The trek to Vegas gave us a chance to really get to know what it’s like to live with the Grand Cherokee. That kind of seat time reveals the idiosyncrasies – like how that lower screen for HVAC and front seat controls is responsive and looks great, but in practice it also makes using the wireless charging pad that’s hidden behind it more cumbersome.
But on the whole, Jeep’s tech-heavy approach here is definitely to the Grand Wagoneer’s benefit. Functions like well-sorted adaptive cruise control and active steering assistance system allowed us to feel genuinely relaxed on the drive. The various front seat massage options and sonorous tunes from the 1375-watt audio system further aided that mission as Google Maps pointed the way to our destination, but it’s nice to know that the truck will issue warnings if it detects that you’re getting so relaxed that you’re starting to dose off.
The Grand Wagoneer's optional 23-speaker McIntosh audio system will keep any audiophile entertained.
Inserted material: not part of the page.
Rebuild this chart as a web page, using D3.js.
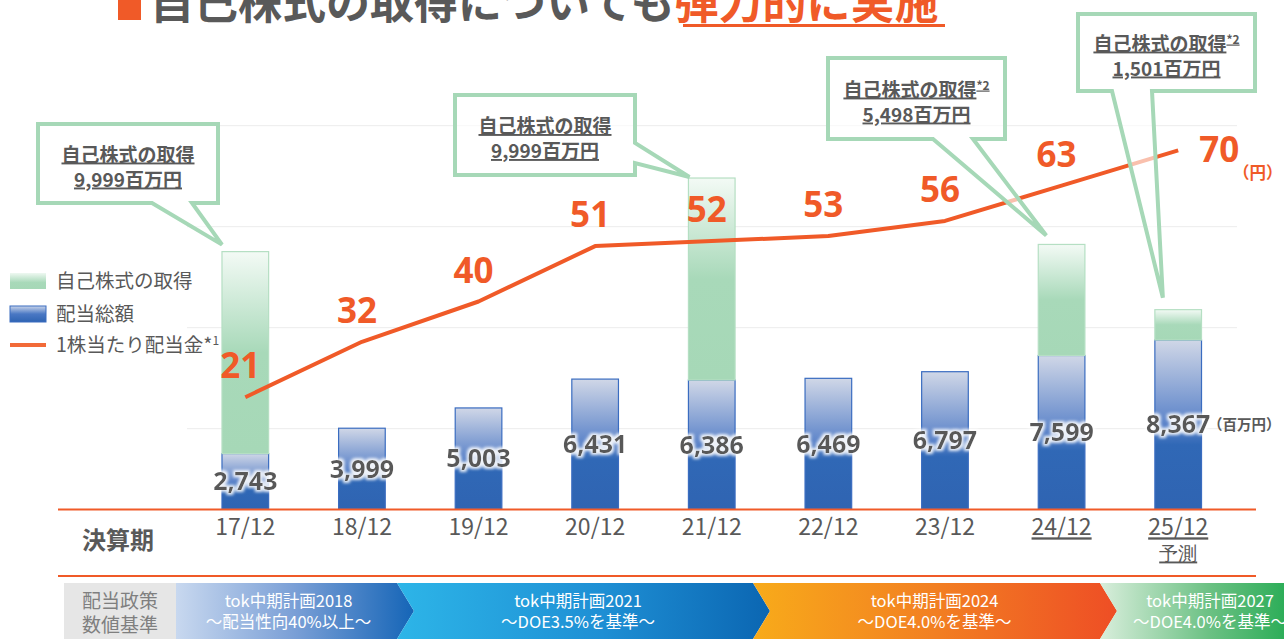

A 19-speaker McIntosh system is standard on the Series II models.
Even under the ideal conditions of a traffic-free Interstate 15, the fuel economy rarely crested 17 mpg, and often times it was significantly worse. That’s to be expected to some degree, but it also illustrates why the 6.4-liter V8 is likely to be a one-year-only powerplant for the Grand Wagoneer, as a new 510hp 3.0-liter turbocharged inline six cylinder mill is poised to replace it next year. Those who love that Hemi rumble as much as we do (and are willing to pay for it at the pump) would be wise pick one up while they are still available.
As for the rest of what the Grand Wagoneer offers, Jeep has hit the bullseye here. But out-classing the Escalade definitely doesn’t come cheap.